In the alternative view, a synchronous primitive is one in which the sender is blocked until the receiver has accepted the message and the acknowledgement has gotten back to the sender. Everything else is asynchronous in this view. There is complete agreement that if the sender gets control back before the message has been copied or sent, the primitive is asynchronous. Similarly, everyone agrees that when the sender is blocked until the receiver has acknowledged the message, we have a synchronous primitive.

The disagreement comes on whether the intermediate cases (message copied or copied and sent, but not acknowledged) counts as one or the other. Operating systems designers tend to prefer our way, since their concern is with buffer management and message transmission. Programming language designers tend to prefer the alternative definition, because that is what counts at the language level.

Just as send can be blocking or nonblocking, so can receive. A nonblocking receive just tells the kernel where the buffer is, and returns control almost immediately. Again here, how does the caller know when the operation has completed? One way is to provide an explicit wait primitive that allows the receiver to block when it wants to. Alternatively (or in addition to wait), the designers may provide a test primitive to allow the receiver to poll the kernel to check on the status. A variant on this idea is a conditional_receive, which either gets a message or signals failure, but in any event returns immediately, or within some timeout interval. Finally, here too, interrupts can be used to signal completion. For the most part, a blocking version of receive is much simpler and greatly preferred.

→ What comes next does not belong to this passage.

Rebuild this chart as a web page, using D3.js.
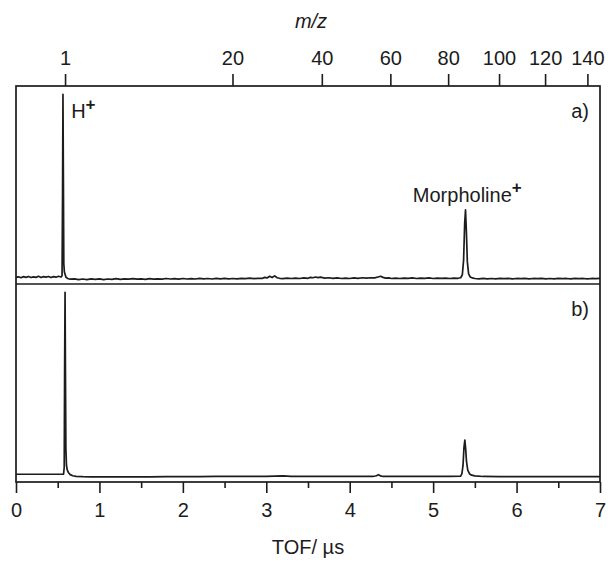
<!DOCTYPE html>
<html><head><meta charset="utf-8">
<script src="https://cdn.jsdelivr.net/npm/d3@7"></script>
<style>html,body{margin:0;padding:0;background:#fff}svg{display:block}</style>
</head><body>
<svg id="c" width="608" height="563"></svg>
<script>
// ---- data ----
const tofTicks = [0,1,2,3,4,5,6,7];
const tofMinor = [0.5,1.5,2.5,3.5,4.5,5.5,6.5];
const mzTicks = [1,20,40,60,80,100,120,140];
const calib = [0.578, 0.01]; // TOF = a*sqrt(m/z) + b

const tofA = [0.00,0.03,0.06,0.09,0.12,0.15,0.18,0.21,0.24,0.27,0.30,0.33,0.36,0.39,0.42,0.45,0.48,0.51,0.54,
0.552,0.558,0.563,0.568,0.573,0.58,0.59,0.60,0.62,
0.65,0.70,0.75,0.80,0.85,0.90,0.95,1.00,1.05,1.10,1.15,1.20,1.25,1.30,1.35,1.40,1.45,1.50,1.55,1.60,1.65,1.70,1.75,1.80,1.85,1.90,1.95,
2.00,2.05,2.10,2.15,2.20,2.25,2.30,2.35,2.40,2.45,2.50,2.55,2.60,2.65,2.70,2.75,2.80,2.85,2.90,
2.95,2.98,3.01,3.04,3.07,3.10,3.13,3.16,3.20,3.25,3.30,3.35,3.40,3.45,3.50,3.53,3.56,3.59,3.62,3.65,3.70,3.75,3.80,3.85,3.90,3.95,
4.00,4.05,4.10,4.15,4.20,4.25,4.30,4.34,4.37,4.40,4.43,4.47,4.50,4.55,4.60,4.65,4.70,4.75,4.80,4.85,4.90,4.95,
5.00,5.05,5.10,5.15,5.20,5.25,5.30,5.33,5.35,5.365,5.378,5.388,5.398,5.41,5.425,5.445,5.47,5.50,5.55,5.60,5.65,5.70,5.75,5.80,5.85,5.90,5.95,
6.00,6.05,6.10,6.15,6.20,6.25,6.30,6.35,6.40,6.45,6.50,6.55,6.60,6.65,6.70,6.75,6.80,6.85,6.90,6.95,7.00];
const intA = [0.006,0.009,0.004,0.010,0.006,0.011,0.005,0.009,0.006,0.012,0.005,0.010,0.007,0.011,0.005,0.010,0.007,0.012,0.008,
0.015,0.45,1.0,0.55,0.08,0.035,0.02,0.006,0.000,
-0.004,-0.002,-0.006,-0.003,-0.006,-0.002,-0.005,-0.002,-0.006,-0.003,-0.005,-0.001,-0.005,-0.002,-0.004,-0.001,-0.004,-0.002,-0.005,-0.001,-0.004,-0.002,-0.004,0.000,-0.003,-0.001,-0.004,
0.000,-0.003,-0.001,-0.003,0.001,-0.002,0.000,-0.003,0.001,-0.002,0.001,-0.002,0.000,-0.002,0.001,-0.001,0.002,-0.001,0.001,
0.000,0.006,0.003,0.012,0.005,0.014,0.004,0.001,-0.001,0.002,0.000,0.002,0.000,0.003,0.001,0.006,0.004,0.008,0.005,0.007,0.002,0.004,0.001,0.003,0.000,0.002,
0.000,0.003,0.001,0.004,0.002,0.004,0.003,0.008,0.012,0.006,0.002,0.003,0.000,0.002,0.000,0.002,0.001,0.003,0.000,0.002,0.001,0.003,
0.000,0.002,0.001,0.002,0.000,0.002,0.001,0.004,0.02,0.10,0.30,0.372,0.26,0.09,0.025,0.008,0.003,0.000,-0.002,0.001,-0.002,0.000,-0.002,0.001,-0.001,0.001,-0.002,
0.000,-0.001,0.001,-0.002,0.000,-0.001,0.001,-0.002,0.000,-0.002,0.001,-0.001,0.000,-0.002,0.001,-0.001,0.000,-0.002,0.000,-0.001,0.000];

const tofB = [0.00,0.10,0.20,0.30,0.40,0.50,0.57,0.578,0.583,0.588,0.593,0.598,0.605,0.615,0.63,0.65,0.68,0.72,0.80,0.90,
1.00,1.20,1.40,1.60,1.80,2.00,2.20,2.40,2.60,2.80,3.00,3.10,3.20,3.30,3.50,3.70,3.90,4.10,4.28,4.32,4.345,4.37,4.40,4.60,4.80,
5.00,5.20,5.33,5.345,5.358,5.37,5.38,5.39,5.40,5.415,5.435,5.46,5.50,5.60,5.80,6.00,6.20,6.40,6.60,6.80,7.00];
const intB = [0.012,0.012,0.012,0.012,0.012,0.012,0.013,0.05,0.6,1.0,0.55,0.15,0.06,0.035,0.02,0.010,0.004,0.001,-0.001,-0.002,
-0.002,-0.002,-0.002,-0.002,-0.001,-0.001,-0.001,0.000,0.000,0.000,0.001,0.002,0.003,0.001,0.000,0.000,0.000,0.000,0.000,0.004,0.010,0.003,0.000,0.000,0.000,
0.000,0.000,0.002,0.015,0.06,0.16,0.198,0.15,0.08,0.035,0.015,0.007,0.003,0.000,-0.001,-0.001,-0.001,-0.001,-0.001,-0.001,-0.001];

// ---- drawing ----
const ink = "#1c1c1c";
const font = "'Liberation Sans', Arial, sans-serif";
const svg = d3.select("#c");
const L = 16, R = 600, T = 86, M = 284, B = 482;
const x = d3.scaleLinear().domain([0,7]).range([L,R]);
const yA = d3.scaleLinear().domain([-0.03,1.045]).range([M,T]);
const yB = d3.scaleLinear().domain([-0.03,1.045]).range([B,M]);
const mz = d3.scaleSqrt().domain([0,140])
  .range([x(calib[1]), x(calib[0]*Math.sqrt(140)+calib[1])]);

function trace(tofs, ints, y) {
  const pts = tofs.map((t,i)=>[t, ints[i]]);
  svg.append("path").datum(pts)
    .attr("fill","none").attr("stroke",ink).attr("stroke-width",1.7)
    .attr("stroke-linejoin","round")
    .attr("d", d3.line().x(d=>x(d[0])).y(d=>y(d[1])));
}
trace(tofA, intA, yA);
trace(tofB, intB, yB);

// frames
svg.append("rect").attr("x",L).attr("y",T).attr("width",R-L).attr("height",B-T)
  .attr("fill","none").attr("stroke",ink).attr("stroke-width",1.7);
svg.append("line").attr("x1",L).attr("x2",R).attr("y1",M).attr("y2",M)
  .attr("stroke",ink).attr("stroke-width",1.7);

function styleAxis(g){
  g.select(".domain").remove();
  g.selectAll("line").attr("stroke",ink).attr("stroke-width",1.6);
  g.selectAll("text").attr("fill",ink).style("font-family",font).style("font-size","20px");
}
// bottom axis
svg.append("g").attr("transform",`translate(0,${B})`)
  .call(d3.axisBottom(x).tickValues(tofTicks).tickFormat(d3.format("d")).tickSize(11).tickPadding(10))
  .call(styleAxis);
svg.append("g").attr("transform",`translate(0,${B})`)
  .call(d3.axisBottom(x).tickValues(tofMinor).tickFormat("").tickSize(6))
  .call(styleAxis);
// top axis
svg.append("g").attr("transform",`translate(0,${T})`)
  .call(d3.axisTop(mz).tickValues(mzTicks).tickFormat(d3.format("d")).tickSize(12).tickPadding(9))
  .call(styleAxis);

// titles
svg.append("text").attr("x",308).attr("y",554).attr("text-anchor","middle")
  .style("font-family",font).style("font-size","20px").attr("fill",ink).text("TOF/ µs");
svg.append("text").attr("x",311).attr("y",28).attr("text-anchor","middle")
  .style("font-family",font).style("font-size","20px").style("font-style","italic").attr("fill",ink).text("m/z");

// annotations
const h = svg.append("text").attr("x",x(0.565)+8).attr("y",118)
  .style("font-family",font).style("font-size","20px").attr("fill",ink);
h.append("tspan").text("H");
h.append("tspan").attr("dy",-8).style("font-size","17px").style("font-weight","bold").text("+");

const mo = svg.append("text").attr("x",x(5.385)+2).attr("y",202).attr("text-anchor","middle")
  .style("font-family",font).style("font-size","20px").attr("fill",ink);
mo.append("tspan").text("Morpholine");
mo.append("tspan").attr("dy",-9).style("font-size","17px").style("font-weight","bold").text("+");

svg.append("text").attr("x",589).attr("y",118).attr("text-anchor","end")
  .style("font-family",font).style("font-size","20px").attr("fill",ink).text("a)");
svg.append("text").attr("x",589).attr("y",316).attr("text-anchor","end")
  .style("font-family",font).style("font-size","20px").attr("fill",ink).text("b)");
</script>
</body></html>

If multiple threads of control are present within a single address space, the arrival of a message can cause a thread to be created spontaneously. We will come back to this issue after we have looked at threads in Chap. 4.

An issue closely related to blocking versus nonblocking calls is that of timeouts. In a system in which send calls block, if there is no reply, the sender will block forever. To prevent this situation, in some systems the caller may specify a time interval within which it expects a reply. If none arrives in that interval, the send call terminates with an error status.

Just as system designers have a choice between blocking and nonblocking primitives, they also have a choice between buffered and unbuffered primitives. The primitives we have described so far are essentially unbuffered primitives. What this means is that an address refers to a specific process, as in Fig. 2-9. A call receive(addr, &m) tells the kernel of the machine on which it is running that the calling process is listening to address addr and is prepared to receive one message sent to that address. A single message buffer, pointed to by m, is provided to hold the incoming message. When the message comes in, the receiving kernel copies it to the buffer and unblocks the receiving process. The use of an address to refer to a specific process is illustrated in Fig. 2-12(a).

Fig. 2-12. (a) Unbuffered message passing. (b) Buffered message passing.

This scheme works fine as long as the server calls receive before the client calls send. The call to receive is the mechanism that tells the server's kernel which address the server is using and where to put the incoming message. The problem arises when the send is done before the receive. How does the server's kernel know which of its processes (if any) is using the address in the newly arrived message, and how does it know where to copy the message? The answer is simple: it does not.

One implementation strategy is to just discard the message, let the client time out, and hope the server has called receive before the client retransmits. This approach is easy to implement, but with bad luck, the client (or more likely, the client's kernel) may have to try several times before succeeding. Worse yet, if enough consecutive attempts fail, the client's kernel may give up, falsely concluding that the server has crashed or that the address is invalid.